JOB
Return the records word for word. Any pictures in them are not part of the copy.

==========

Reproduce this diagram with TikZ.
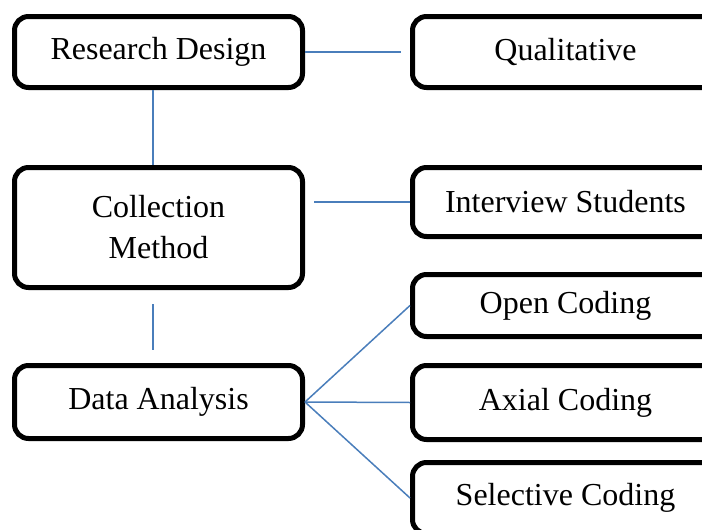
\documentclass[tikz,border=0pt]{standalone}
\usepackage{fontspec}
\setmainfont{Liberation Serif}
\begin{document}
\begin{tikzpicture}[x=1pt,y=-1pt,
        box/.style = {draw,
            line width = 5pt,
            rounded corners = 14pt,
            align = center,
            inner sep = 0pt,
            font = \fontsize{32}{41}\selectfont,
            },
        link/.style = {draw = {rgb,255:red,74;green,126;blue,187},
            line width = 1.5pt,
            }]

    \useasboundingbox (0,0) rectangle (702,530);
    \clip (0,0) rectangle (702,530);

    % Left column
    \node[box,minimum width = 288pt,minimum height = 71pt] (RD) at (158.5,52) {Research Design};
    \node[box,minimum width = 288pt,minimum height = 120pt] (CM) at (158.5,227.5) {Collection\\Method};
    \node[box,minimum width = 288pt,minimum height = 73pt] (DA) at (158.5,402) {Data Analysis};

    % Right column
    \node[box,minimum width = 306pt,minimum height = 71pt] (QL) at (565.5,52) {Qualitative};
    \node[box,minimum width = 306pt,minimum height = 69pt] (IS) at (565.5,202) {Interview Students};
    \node[box,minimum width = 306pt,minimum height = 62pt] (OC) at (565.5,305.5) {Open Coding};
    \node[box,minimum width = 306pt,minimum height = 74pt] (AC) at (565.5,402.5) {Axial Coding};
    \node[box,minimum width = 306pt,minimum height = 71pt] (SC) at (565.5,498) {Selective Coding};

    % Connectors
    \draw[link,shorten >= 9pt] (RD.east) -- (QL.west);
    \draw[link] ([xshift=-5.5pt]RD.south) -- ([xshift=-5.5pt]CM.north);
    \draw[link,shorten <= 9pt] (CM.east |- IS) -- (IS.west);
    \draw[link,shorten <= 14pt,shorten >= 13pt] ([xshift=-5.5pt]CM.south) -- ([xshift=-5.5pt]DA.north);
    \draw[link] (DA.east) -- (OC.west);
    \draw[link] (DA.east) -- (AC.west);
    \draw[link] (DA.east) -- (SC.west);

\end{tikzpicture}
\end{document}
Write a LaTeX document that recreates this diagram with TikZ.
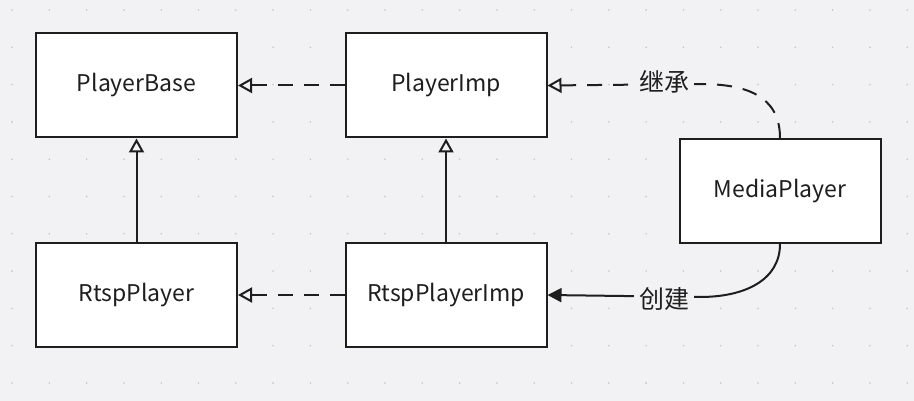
\documentclass[tikz,border=0pt]{standalone}
\usepackage{fontspec}
\setmainfont{Noto Sans CJK SC}
\usetikzlibrary{arrows.meta}
\definecolor{bgc}{HTML}{F2F2F4}
\definecolor{ink}{HTML}{1E1E1E}
\tikzset{
  box/.style={draw=ink,line width=2pt,fill=white,minimum width=201pt,minimum height=104pt,inner sep=0pt,font=\fontsize{23}{26}\selectfont,text=ink},
  conn/.style={draw=ink,line width=2pt},
  dsh/.style={dash pattern=on 15pt off 11pt},
  opentip/.style={-{Triangle[open,length=14pt 0 0,width=15pt 0 0,fill=bgc,line width=2pt]}},
  filltip/.style={-{Triangle[length=14pt 0 0,width=14pt 0 0]}},
  lbl/.style={fill=bgc,inner sep=5pt,font=\fontsize{25}{28}\selectfont,text=ink}
}
\begin{document}
\begin{tikzpicture}[x=1pt,y=-1pt]
\fill[bgc] (0,0) rectangle (914,401);
\useasboundingbox (0,0) rectangle (914,401);
\foreach \i in {0,...,24}{\foreach \j in {0,...,10}{
  \fill[gray!45] (12+37.3*\i,10+37.3*\j) circle (0.9pt);}}
\node[box] (pb) at (136.5,85.5) {PlayerBase};
\node[box] (pi) at (446,85.5) {PlayerImp};
\node[box] (mp) at (780,191) {MediaPlayer};
\node[box] (rp) at (136.5,295) {RtspPlayer};
\node[box] (ri) at (446,295) {RtspPlayerImp};
\draw[conn,dsh,opentip] (pi) -- (pb);
\draw[conn,dsh,opentip] (ri) -- (rp);
\draw[conn,opentip] (rp) -- (pb);
\draw[conn,opentip] (ri) -- (pi);
\coordinate (c1) at (700,84);
\coordinate (c2) at (700,297);
\draw[conn,dsh,opentip] (mp.north) .. controls (780,95) and (745,84) .. (c1) -- (pi.east);
\draw[conn,filltip] (mp.south) .. controls (780,280) and (745,297) .. (c2) -- (ri.east);
\node[lbl] (l1) at (664,82) {继承};
\node[lbl] (l2) at (664,299) {创建};
\end{tikzpicture}
\end{document}
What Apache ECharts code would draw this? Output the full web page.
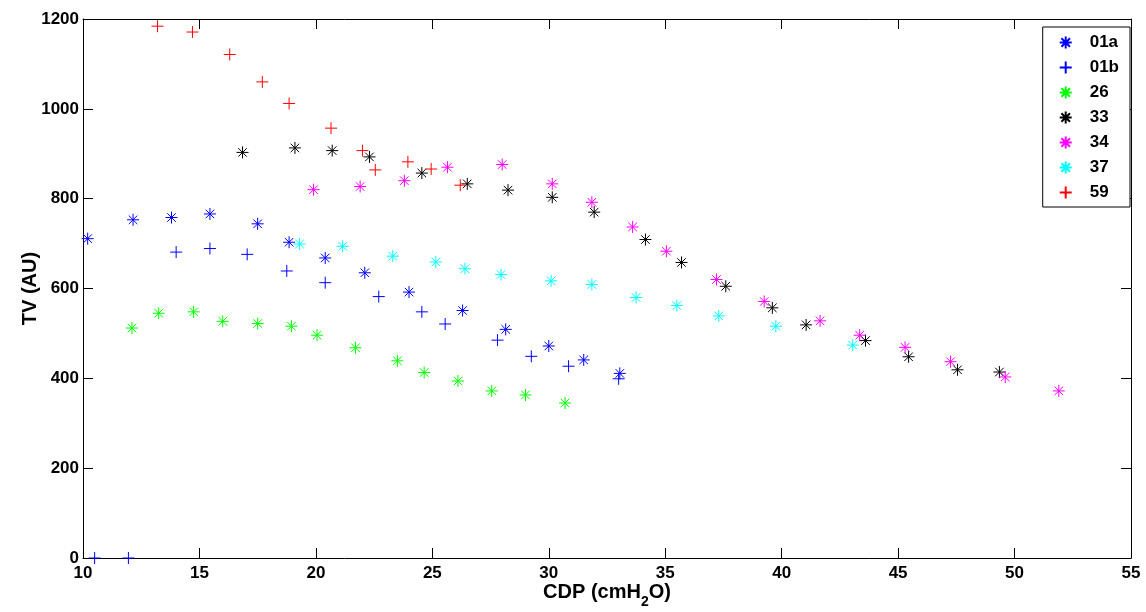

==========

RESULT FOR THIS TASK
Reproduce this diagram with TikZ.
\documentclass[tikz,border=0pt]{standalone}
\usepackage{fontspec}
\setmainfont{Liberation Serif}
\begin{document}
\begin{tikzpicture}[x=1pt,y=-1pt,
        box/.style = {draw,
            line width = 5pt,
            rounded corners = 14pt,
            align = center,
            inner sep = 0pt,
            font = \fontsize{32}{41}\selectfont,
            },
        link/.style = {draw = {rgb,255:red,74;green,126;blue,187},
            line width = 1.5pt,
            }]

    \useasboundingbox (0,0) rectangle (702,530);
    \clip (0,0) rectangle (702,530);

    % Left column
    \node[box,minimum width = 288pt,minimum height = 71pt] (RD) at (158.5,52) {Research Design};
    \node[box,minimum width = 288pt,minimum height = 120pt] (CM) at (158.5,227.5) {Collection\\Method};
    \node[box,minimum width = 288pt,minimum height = 73pt] (DA) at (158.5,402) {Data Analysis};

    % Right column
    \node[box,minimum width = 306pt,minimum height = 71pt] (QL) at (565.5,52) {Qualitative};
    \node[box,minimum width = 306pt,minimum height = 69pt] (IS) at (565.5,202) {Interview Students};
    \node[box,minimum width = 306pt,minimum height = 62pt] (OC) at (565.5,305.5) {Open Coding};
    \node[box,minimum width = 306pt,minimum height = 74pt] (AC) at (565.5,402.5) {Axial Coding};
    \node[box,minimum width = 306pt,minimum height = 71pt] (SC) at (565.5,498) {Selective Coding};

    % Connectors
    \draw[link,shorten >= 9pt] (RD.east) -- (QL.west);
    \draw[link] ([xshift=-5.5pt]RD.south) -- ([xshift=-5.5pt]CM.north);
    \draw[link,shorten <= 9pt] (CM.east |- IS) -- (IS.west);
    \draw[link,shorten <= 14pt,shorten >= 13pt] ([xshift=-5.5pt]CM.south) -- ([xshift=-5.5pt]DA.north);
    \draw[link] (DA.east) -- (OC.west);
    \draw[link] (DA.east) -- (AC.west);
    \draw[link] (DA.east) -- (SC.west);

\end{tikzpicture}
\end{document}
Write a LaTeX document that recreates this diagram with TikZ.
\documentclass[tikz,border=0pt]{standalone}
\usepackage{fontspec}
\setmainfont{Noto Sans CJK SC}
\usetikzlibrary{arrows.meta}
\definecolor{bgc}{HTML}{F2F2F4}
\definecolor{ink}{HTML}{1E1E1E}
\tikzset{
  box/.style={draw=ink,line width=2pt,fill=white,minimum width=201pt,minimum height=104pt,inner sep=0pt,font=\fontsize{23}{26}\selectfont,text=ink},
  conn/.style={draw=ink,line width=2pt},
  dsh/.style={dash pattern=on 15pt off 11pt},
  opentip/.style={-{Triangle[open,length=14pt 0 0,width=15pt 0 0,fill=bgc,line width=2pt]}},
  filltip/.style={-{Triangle[length=14pt 0 0,width=14pt 0 0]}},
  lbl/.style={fill=bgc,inner sep=5pt,font=\fontsize{25}{28}\selectfont,text=ink}
}
\begin{document}
\begin{tikzpicture}[x=1pt,y=-1pt]
\fill[bgc] (0,0) rectangle (914,401);
\useasboundingbox (0,0) rectangle (914,401);
\foreach \i in {0,...,24}{\foreach \j in {0,...,10}{
  \fill[gray!45] (12+37.3*\i,10+37.3*\j) circle (0.9pt);}}
\node[box] (pb) at (136.5,85.5) {PlayerBase};
\node[box] (pi) at (446,85.5) {PlayerImp};
\node[box] (mp) at (780,191) {MediaPlayer};
\node[box] (rp) at (136.5,295) {RtspPlayer};
\node[box] (ri) at (446,295) {RtspPlayerImp};
\draw[conn,dsh,opentip] (pi) -- (pb);
\draw[conn,dsh,opentip] (ri) -- (rp);
\draw[conn,opentip] (rp) -- (pb);
\draw[conn,opentip] (ri) -- (pi);
\coordinate (c1) at (700,84);
\coordinate (c2) at (700,297);
\draw[conn,dsh,opentip] (mp.north) .. controls (780,95) and (745,84) .. (c1) -- (pi.east);
\draw[conn,filltip] (mp.south) .. controls (780,280) and (745,297) .. (c2) -- (ri.east);
\node[lbl] (l1) at (664,82) {继承};
\node[lbl] (l2) at (664,299) {创建};
\end{tikzpicture}
\end{document}
What Apache ECharts code would draw this? Output the full web page.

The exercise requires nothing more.